La tarde del 16 de agosto de 1936, Lorca fue detenido en casa de los
Rosales por Ramón Ruiz Alonso, un ex diputado de la CEDA, derechista
fanático, que sentía un profundo odio por Fernando de los Ríos y por
el poeta mismo. Según Ian Gibson, biógrafo de Federico, se sabe que
esta detención “fue una operación de envergadura. Se rodeó de
guardias y policías la manzana donde estaba ubicada la casa de los
Rosales, y hasta se apostaron hombres armados en los tejados
colindantes para impedir que por aquella vía tan inverosímil pudiera
escaparse la víctima [Federico García Lorca, vol. II, p. 469]

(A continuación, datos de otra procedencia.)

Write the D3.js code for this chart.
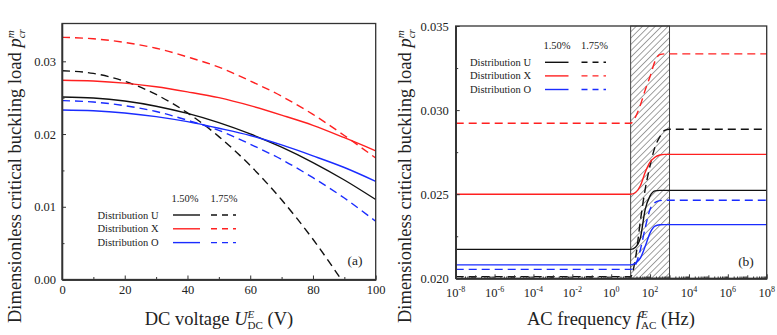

Lorca fue trasladado al Gobierno Civil de Granada, donde quedó bajo
la custodia del gobernador, el comandante José Valdés Guzmán. Entre
los cargos contra el poeta –según una supuesta denuncia, hoy perdida
y firmada por Ruiz Alonso– figuraban el “ser espía de los rusos,
estar en contacto con éstos por radio, haber sido secretario de
Fernando de los Ríos y ser homosexual [Federico García Lorca, vol.
II, p. 476]. Fueron infructuosos los varios intentos de salvar al
poeta por parte de los Rosales y, más tarde, por Manuel de Falla.
Según Gibson, “hay indicios de que, antes de dar la orden de matar a
Lorca, Valdés se puso en contacto con el general Queipo de Llano,
jefe supremo de los sublevados de Andalucía”.
Sea como fuere, el poeta fue llevado al pueblo de Víznar junto con
otros detenidos. Después de pasar la noche en una cárcel
improvisada, lo trasladaron en un camión hasta un lugar en la
carretera entre Víznar y Alfacar, donde lo fusilaron antes del
amanecer.
Aunque no se ha podido fijar con certeza la fecha de su muerte,
Gibson supone que ocurrió en la madrugada del 18 de agosto de 1936.
En documentos oficiales expedidos en Granada puede leerse que
Federico García Lorca “falleció en el mes de agosto de 1936 a
consecuencia de heridas producidas por hecho de guerra”.